## Task details
Which lines of the records contain "with"? Collect every one of them.

□ □ □ □ □

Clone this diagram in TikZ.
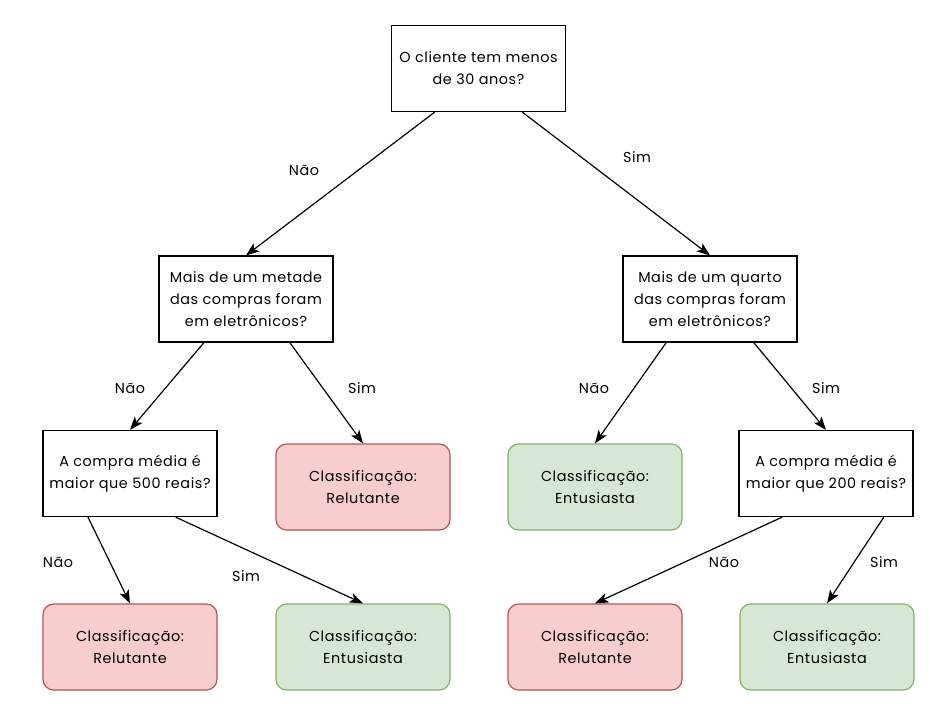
\documentclass[tikz,border=0pt]{standalone}
\usepackage{fontspec}
\setmainfont[LetterSpace=4]{Poppins}
\usetikzlibrary{arrows.meta,calc}
\definecolor{redfill}{HTML}{F8CECC}
\definecolor{redline}{HTML}{B85450}
\definecolor{greenfill}{HTML}{D5E8D4}
\definecolor{greenline}{HTML}{82B366}
\tikzset{
  base/.style={minimum width=174*0.75pt, minimum height=86*0.75pt, align=center,
    inner sep=0pt, font=\fontsize{10.8}{16.5}\selectfont, line width=0.9pt},
  question/.style={base, draw=black, fill=white},
  relutante/.style={base, draw=redline, fill=redfill, rounded corners=8pt},
  entusiasta/.style={base, draw=greenline, fill=greenfill, rounded corners=8pt},
  edge/.style={draw, line width=0.9pt, -{Stealth[length=10pt,width=7.5pt,inset=2.5pt]}},
  lbl/.style={font=\fontsize{10.8}{12}\selectfont, inner sep=1pt}
}
\begin{document}
\begin{tikzpicture}[x=0.75pt,y=-0.75pt]
\useasboundingbox (0,0) rectangle (935,708);

% decision nodes
\node[question] (root) at (478.5,68.5) {O cliente tem menos\\de 30 anos?};
\node[question] (qL) at (246,299) {Mais de um metade\\das compras foram\\em eletrônicos?};
\node[question] (qR) at (710,299) {Mais de um quarto\\das compras foram\\em eletrônicos?};
\node[question] (qLL) at (130,473.5) {A compra média é\\maior que 500 reais?};
\node[question] (qRR) at (826,473.5) {A compra média é\\maior que 200 reais?};

% leaves
\node[relutante] (lLR) at (363,487) {Classificação:\\Relutante};
\node[entusiasta] (lRL) at (595,487) {Classificação:\\Entusiasta};
\node[relutante] (b1) at (130,647) {Classificação:\\Relutante};
\node[entusiasta] (b2) at (363,647) {Classificação:\\Entusiasta};
\node[relutante] (b3) at (595,647) {Classificação:\\Relutante};
\node[entusiasta] (b4) at (827,647) {Classificação:\\Entusiasta};

% connectors
\draw[edge] ($(root.south west)!0.25!(root.south east)$) -- (qL.north);
\draw[edge] ($(root.south west)!0.75!(root.south east)$) -- (qR.north);
\draw[edge] ($(qL.south west)!0.26!(qL.south east)$) -- (qLL.north);
\draw[edge] ($(qL.south west)!0.75!(qL.south east)$) -- (lLR.north);
\draw[edge] ($(qR.south west)!0.25!(qR.south east)$) -- (lRL.north);
\draw[edge] ($(qR.south west)!0.75!(qR.south east)$) -- (qRR.north);
\draw[edge] ($(qLL.south west)!0.26!(qLL.south east)$) -- (b1.north);
\draw[edge] ($(qLL.south west)!0.76!(qLL.south east)$) -- (b2.north);
\draw[edge] ($(qRR.south west)!0.25!(qRR.south east)$) -- (b3.north);
\draw[edge] ($(qRR.south west)!0.83!(qRR.south east)$) -- (b4.north);

% branch labels
\node[lbl] (t1) at (304,170) {Não};
\node[lbl] (t2) at (637,157) {Sim};
\node[lbl] (t3) at (130,388) {Não};
\node[lbl] (t4) at (362,388) {Sim};
\node[lbl] (t5) at (594,388) {Não};
\node[lbl] (t6) at (826,388) {Sim};
\node[lbl] (t7) at (58,562) {Não};
\node[lbl] (t8) at (246,576) {Sim};
\node[lbl] (t9) at (724,562) {Não};
\node[lbl] (t10) at (884,562) {Sim};
\end{tikzpicture}
\end{document}
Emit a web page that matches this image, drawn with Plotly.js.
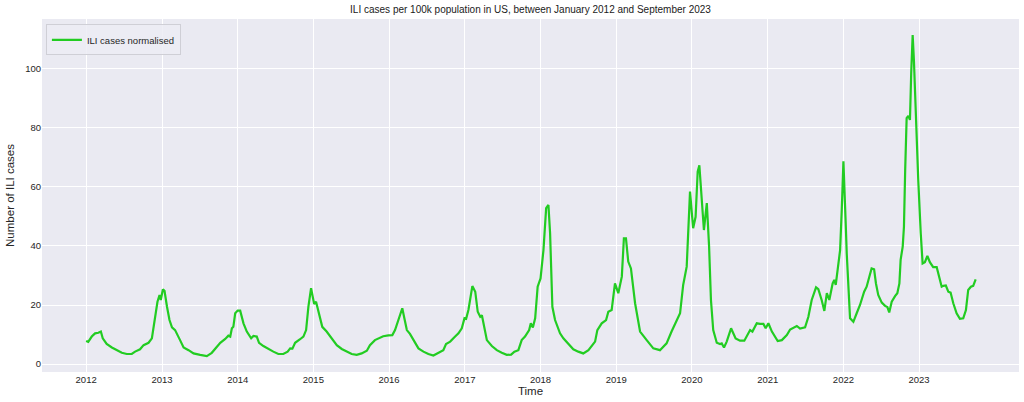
<!DOCTYPE html>
<html>
<head>
<meta charset="utf-8">
<script src="https://cdn.plot.ly/plotly-3.0.1.min.js"></script>
<style>
  html, body { margin: 0; padding: 0; background: #ffffff; }
  #chart { width: 1024px; height: 402px; }
</style>
</head>
<body>
<div id="chart"></div>
<script>
// Time as decimal years
const timeYears = [
  2012.000, 2012.030, 2012.075, 2012.119, 2012.162, 2012.194, 2012.221, 2012.273, 2012.339, 2012.405,
  2012.471, 2012.537, 2012.603, 2012.647, 2012.713, 2012.757, 2012.823, 2012.868, 2012.898, 2012.942,
  2012.968, 2012.986, 2013.013, 2013.034, 2013.066, 2013.100, 2013.132, 2013.175, 2013.241, 2013.285,
  2013.351, 2013.417, 2013.505, 2013.594, 2013.660, 2013.726, 2013.770, 2013.836, 2013.879, 2013.902,
  2013.924, 2013.945, 2013.968, 2014.001, 2014.034, 2014.077, 2014.122, 2014.179, 2014.209, 2014.254,
  2014.284, 2014.341, 2014.407, 2014.473, 2014.539, 2014.605, 2014.663, 2014.694, 2014.724, 2014.760,
  2014.826, 2014.869, 2014.905, 2014.935, 2014.971, 2015.011, 2015.037, 2015.068, 2015.120, 2015.178,
  2015.245, 2015.311, 2015.377, 2015.443, 2015.509, 2015.575, 2015.641, 2015.707, 2015.750, 2015.816,
  2015.869, 2015.926, 2015.992, 2016.045, 2016.080, 2016.124, 2016.177, 2016.203, 2016.235, 2016.278,
  2016.322, 2016.388, 2016.454, 2016.520, 2016.586, 2016.652, 2016.718, 2016.754, 2016.807, 2016.873,
  2016.916, 2016.961, 2016.995, 2017.018, 2017.048, 2017.101, 2017.137, 2017.172, 2017.203, 2017.225,
  2017.256, 2017.291, 2017.357, 2017.423, 2017.489, 2017.555, 2017.612, 2017.656, 2017.709, 2017.753,
  2017.797, 2017.850, 2017.872, 2017.899, 2017.929, 2017.962, 2018.002, 2018.039, 2018.074, 2018.105,
  2018.127, 2018.158, 2018.193, 2018.259, 2018.303, 2018.369, 2018.435, 2018.501, 2018.567, 2018.633,
  2018.721, 2018.752, 2018.810, 2018.867, 2018.897, 2018.942, 2018.986, 2019.029, 2019.074, 2019.104,
  2019.131, 2019.161, 2019.197, 2019.250, 2019.316, 2019.404, 2019.491, 2019.580, 2019.668, 2019.734,
  2019.800, 2019.844, 2019.887, 2019.932, 2019.976, 2020.019, 2020.051, 2020.078, 2020.099, 2020.131,
  2020.161, 2020.197, 2020.227, 2020.253, 2020.284, 2020.329, 2020.372, 2020.395, 2020.425, 2020.461,
  2020.517, 2020.579, 2020.636, 2020.693, 2020.738, 2020.768, 2020.799, 2020.857, 2020.900, 2020.944,
  2020.975, 2021.010, 2021.055, 2021.098, 2021.134, 2021.187, 2021.253, 2021.297, 2021.363, 2021.385,
  2021.429, 2021.495, 2021.538, 2021.583, 2021.640, 2021.670, 2021.715, 2021.749, 2021.781, 2021.815,
  2021.860, 2021.881, 2021.900, 2021.934, 2021.957, 2021.979, 2022.000, 2022.032, 2022.045, 2022.088,
  2022.132, 2022.177, 2022.221, 2022.274, 2022.309, 2022.344, 2022.375, 2022.406, 2022.432, 2022.463,
  2022.507, 2022.551, 2022.581, 2022.608, 2022.639, 2022.683, 2022.713, 2022.740, 2022.758, 2022.785,
  2022.802, 2022.819, 2022.838, 2022.859, 2022.881, 2022.898, 2022.917, 2022.934, 2022.961, 2022.991,
  2023.023, 2023.049, 2023.079, 2023.110, 2023.145, 2023.189, 2023.234, 2023.268, 2023.300, 2023.321,
  2023.356, 2023.387, 2023.418, 2023.453, 2023.498, 2023.541, 2023.585, 2023.621, 2023.651, 2023.687,
  2023.717, 2023.749
];

// ILI cases per 100k population (normalised)
const iliCases = [
  7.8, 7.5, 9.3, 10.4, 10.6, 11.0, 8.7, 6.8, 5.6, 4.7,
  3.8, 3.4, 3.4, 4.2, 5.0, 6.4, 7.2, 8.7, 13.8, 21.1,
  23.4, 21.7, 25.3, 24.8, 19.4, 14.9, 12.4, 11.5, 8.1, 5.6,
  4.7, 3.6, 3.1, 2.7, 3.8, 5.6, 7.2, 8.5, 9.6, 9.3,
  12.1, 12.6, 17.2, 18.1, 18.1, 13.8, 11.0, 8.7, 9.5, 9.3,
  7.2, 6.1, 5.0, 4.2, 3.4, 3.4, 4.2, 5.3, 5.2, 7.2,
  8.4, 9.3, 11.5, 19.4, 25.7, 20.3, 21.1, 17.7, 12.6, 11.0,
  8.7, 6.4, 5.1, 4.2, 3.4, 3.1, 3.6, 4.5, 6.4, 8.1,
  8.7, 9.4, 9.7, 9.8, 11.5, 14.9, 18.9, 15.5, 11.5, 10.2,
  8.1, 5.3, 4.2, 3.4, 2.9, 3.8, 4.7, 6.8, 7.6, 9.3,
  10.4, 12.1, 15.5, 15.3, 18.3, 26.4, 24.5, 17.7, 16.0, 16.5,
  12.1, 8.1, 6.1, 4.7, 3.8, 3.1, 3.2, 4.2, 4.7, 8.1,
  9.3, 11.5, 13.8, 12.4, 15.5, 26.2, 29.0, 38.6, 52.8, 53.9,
  44.3, 19.4, 14.9, 10.4, 8.7, 7.0, 5.0, 4.2, 3.6, 4.7,
  7.6, 11.5, 13.8, 14.9, 17.7, 18.3, 27.3, 24.0, 29.6, 42.6,
  42.6, 34.7, 32.4, 20.6, 11.0, 8.1, 5.3, 4.7, 7.0, 11.0,
  14.3, 17.2, 26.8, 33.0, 58.4, 46.0, 49.9, 65.2, 67.3, 55.0,
  45.4, 54.5, 39.8, 21.7, 11.5, 7.2, 6.8, 7.0, 5.6, 7.6,
  12.1, 8.7, 7.9, 7.9, 9.8, 11.5, 11.0, 13.8, 13.6, 13.6,
  12.1, 13.8, 11.0, 9.3, 7.8, 8.1, 9.8, 11.7, 12.4, 12.9,
  12.0, 12.4, 16.0, 21.7, 26.0, 25.4, 21.7, 18.0, 24.0, 21.7,
  27.3, 28.5, 26.8, 33.0, 38.6, 52.2, 68.7, 47.7, 37.5, 15.5,
  14.3, 17.2, 20.0, 24.5, 26.2, 29.6, 32.4, 32.1, 27.3, 23.4,
  20.8, 19.7, 19.3, 17.5, 21.1, 23.0, 24.0, 27.3, 35.3, 39.8,
  46.5, 65.8, 83.3, 84.1, 82.7, 98.5, 111.5, 103.0, 82.7, 62.4,
  44.3, 34.1, 34.5, 36.6, 34.5, 32.8, 32.8, 29.0, 26.2, 26.5,
  26.6, 24.5, 24.2, 20.6, 17.2, 15.3, 15.5, 18.3, 25.1, 26.2,
  26.5, 28.7
];

// Year tick labels on the x axis
const tickYears = [2012, 2013, 2014, 2015, 2016, 2017, 2018, 2019, 2020, 2021, 2022, 2023];
const yTicks = [0, 20, 40, 60, 80, 100];

const seriesName = 'ILI cases normalised';
const chartTitle = 'ILI cases per 100k population in US, between January 2012 and September 2023';
const xTitle = 'Time';
const yTitle = 'Number of ILI cases';

function yearToDate(t) {
  const y = Math.floor(t);
  const f = t - y;
  const a = Date.UTC(y, 0, 1), b = Date.UTC(y + 1, 0, 1);
  return new Date(a + f * (b - a)).toISOString().slice(0, 10);
}
const dates = timeYears.map(yearToDate);

const font = 'Liberation Sans, Arial, Helvetica, sans-serif';

const trace = {
  x: dates,
  y: iliCases,
  type: 'scatter',
  mode: 'lines',
  name: seriesName,
  line: { color: '#22cc22', width: 2.2 },
  showlegend: true
};

const layout = {
  width: 1024,
  height: 402,
  margin: { l: 42, r: 5, t: 19, b: 30 },
  paper_bgcolor: '#ffffff',
  plot_bgcolor: '#eaeaf2',
  font: { family: font, color: '#262626' },
  title: {
    text: chartTitle,
    font: { family: font, size: 10, color: '#1a1a1a' },
    x: 0.5, xref: 'paper', xanchor: 'center',
    y: 1, yref: 'container', yanchor: 'top', pad: { t: 6 }
  },
  showlegend: true,
  legend: {
    x: 0.004, y: 0.985, xanchor: 'left', yanchor: 'top',
    bgcolor: 'rgba(236,236,244,0.85)',
    bordercolor: '#cfcfd6', borderwidth: 1,
    font: { family: font, size: 9.5, color: '#262626' },
    itemwidth: 30
  },
  xaxis: {
    type: 'date',
    range: [yearToDate(2011.419), yearToDate(2024.320)],
    tickvals: tickYears.map(y => y + '-01-01'),
    ticktext: tickYears.map(String),
    showgrid: true,
    gridcolor: '#ffffff',
    gridwidth: 1,
    zeroline: false,
    showline: false,
    ticks: '',
    tickfont: { family: font, size: 9.5, color: '#262626' },
    title: { text: xTitle, font: { family: font, size: 11.5, color: '#262626' }, standoff: 3 }
  },
  yaxis: {
    range: [-2.7, 116.9],
    tickvals: yTicks,
    showgrid: true,
    gridcolor: '#ffffff',
    gridwidth: 1,
    zeroline: false,
    showline: false,
    ticks: '',
    tickfont: { family: font, size: 9.5, color: '#262626' },
    title: { text: yTitle, font: { family: font, size: 11.5, color: '#262626' }, standoff: 8 }
  }
};

Plotly.newPlot('chart', [trace], layout, { displayModeBar: false, staticPlot: true });
</script>
</body>
</html>
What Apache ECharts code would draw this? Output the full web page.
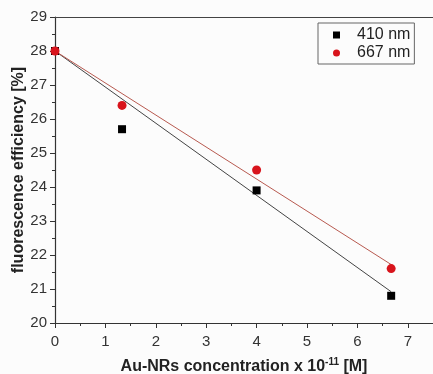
<!DOCTYPE html>
<html>
<head>
<meta charset="utf-8">
<script src="https://cdn.jsdelivr.net/npm/echarts@6/dist/echarts.min.js"></script>
<style>
  html, body { margin: 0; padding: 0; background: #fcfcfc; }
  #chart { width: 433px; height: 374px; }
</style>
</head>
<body>
<div id="chart"></div>
<script>
// measured points (concentration in 1e-11 M)
const conc = [0, 1.33, 4, 6.67];
const eff410 = [28, 25.7, 23.9, 20.8];
const eff667 = [28, 26.4, 24.5, 21.6];
// linear fit end points
const fitX = [0, 6.67];
const fit410 = [28, 20.92];
const fit667 = [28, 21.72];

const xTicks = [0, 1, 2, 3, 4, 5, 6, 7];
const yTicks = [20, 21, 22, 23, 24, 25, 26, 27, 28, 29];

const font = 'Liberation Sans, Arial, sans-serif';
const chart = echarts.init(document.getElementById('chart'));

const pair = (xs, ys) => xs.map((x, i) => [x, ys[i]]);

chart.setOption({
  animation: false,
  backgroundColor: '#fcfcfc',
  grid: { left: 55, top: 17, right: 0, bottom: 51, outerBoundsMode: 'none' },
  legend: {
    left: 318,
    top: 23,
    orient: 'vertical',
    borderColor: '#666',
    borderWidth: 1,
    padding: [4, 4, 3, 15],
    itemGap: 2,
    itemWidth: 7,
    itemHeight: 7,
    textStyle: { fontFamily: font, fontSize: 16, color: '#222', padding: [0, 0, 0, 12] },
    data: [
      { name: '410 nm', icon: 'rect' },
      { name: '667 nm', icon: 'circle' }
    ]
  },
  xAxis: [
    {
      type: 'value',
      min: 0,
      max: 7.5,
      interval: 1,
      name: '{b|Au-NRs concentration x 10}{s|-11}{b| [M]}',
      nameLocation: 'middle',
      nameGap: 34,
      nameMoveOverlap: false,
      nameTextStyle: {
        rich: {
          b: { fontFamily: font, fontSize: 16, fontWeight: 'bold', color: '#222' },
          s: { fontFamily: font, fontSize: 10, fontWeight: 'bold', color: '#222', padding: [0, 0, 9, 0] }
        }
      },
      axisLine: { lineStyle: { color: '#333', width: 1.2 } },
      axisTick: { length: 5, lineStyle: { color: '#333' } },
      minorTick: { show: true, splitNumber: 2, length: 3, lineStyle: { color: '#333' } },
      axisLabel: {
        fontFamily: font, fontSize: 15, color: '#333', margin: 11,
        showMaxLabel: false,
        formatter: v => (xTicks.includes(v) ? String(v) : '')
      },
      splitLine: { show: false }
    },
    {
      type: 'value',
      position: 'top',
      min: 0,
      max: 7.5,
      axisLine: { show: true, onZero: false, lineStyle: { color: '#444', width: 1.2 } },
      axisTick: { show: false },
      axisLabel: { show: false },
      splitLine: { show: false }
    }
  ],
  yAxis: {
    type: 'value',
    min: 20,
    max: 29,
    interval: 1,
    name: 'fluorescence efficiency [%]',
    nameLocation: 'middle',
    nameGap: 28,
    nameMoveOverlap: false,
    nameTextStyle: { fontFamily: font, fontSize: 16, fontWeight: 'bold', color: '#222' },
    axisLine: { show: true, lineStyle: { color: '#333', width: 1.2 } },
    axisTick: { show: true, length: 5, lineStyle: { color: '#333' } },
    minorTick: { show: true, splitNumber: 2, length: 3, lineStyle: { color: '#333' } },
    axisLabel: {
      fontFamily: font, fontSize: 15, color: '#333', margin: 8,
      formatter: v => (yTicks.includes(v) ? String(v) : '')
    },
    splitLine: { show: false }
  },
  series: [
    {
      name: 'fit 410',
      type: 'line',
      data: pair(fitX, fit410),
      symbol: 'none',
      lineStyle: { color: '#444', width: 1 },
      z: 2
    },
    {
      name: 'fit 667',
      type: 'line',
      data: pair(fitX, fit667),
      symbol: 'none',
      lineStyle: { color: '#b85a50', width: 1 },
      z: 2
    },
    {
      name: '410 nm',
      type: 'scatter',
      data: pair(conc, eff410),
      symbol: 'rect',
      symbolSize: 8,
      itemStyle: { color: '#000', opacity: 1 },
      z: 3
    },
    {
      name: '667 nm',
      type: 'scatter',
      data: pair(conc, eff667),
      symbol: 'circle',
      symbolSize: 9,
      itemStyle: { color: '#d8141c', opacity: 1 },
      z: 4
    }
  ]
});
</script>
</body>
</html>
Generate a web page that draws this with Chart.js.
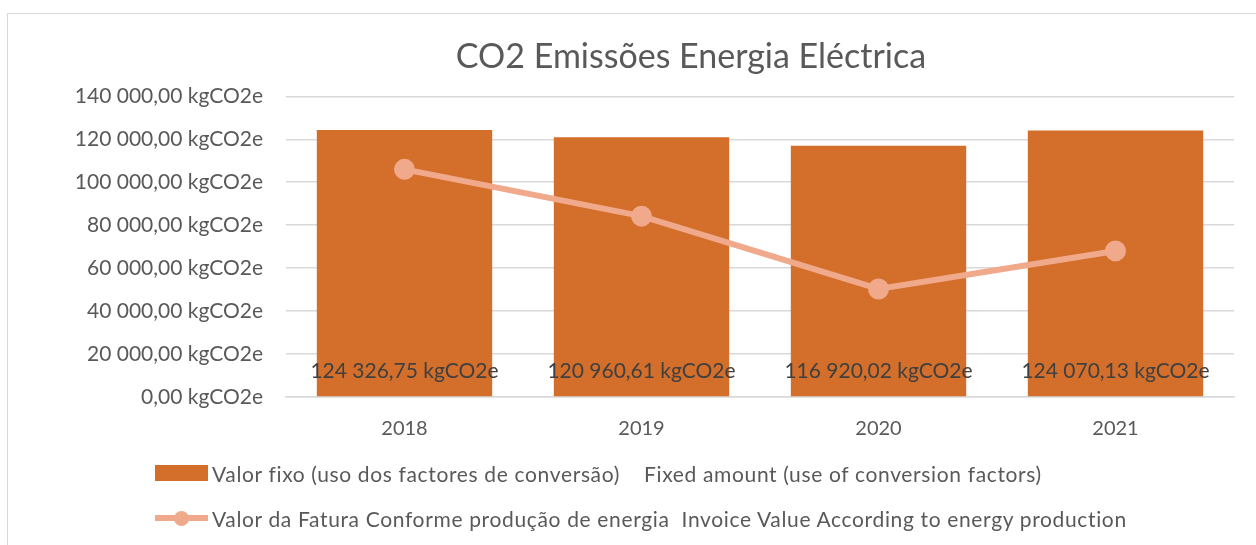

□ □ □ □ □

## Solution to this problem
Emit a web page that matches this image, drawn with Plotly.js.
Generate a web page that draws this with Chart.js.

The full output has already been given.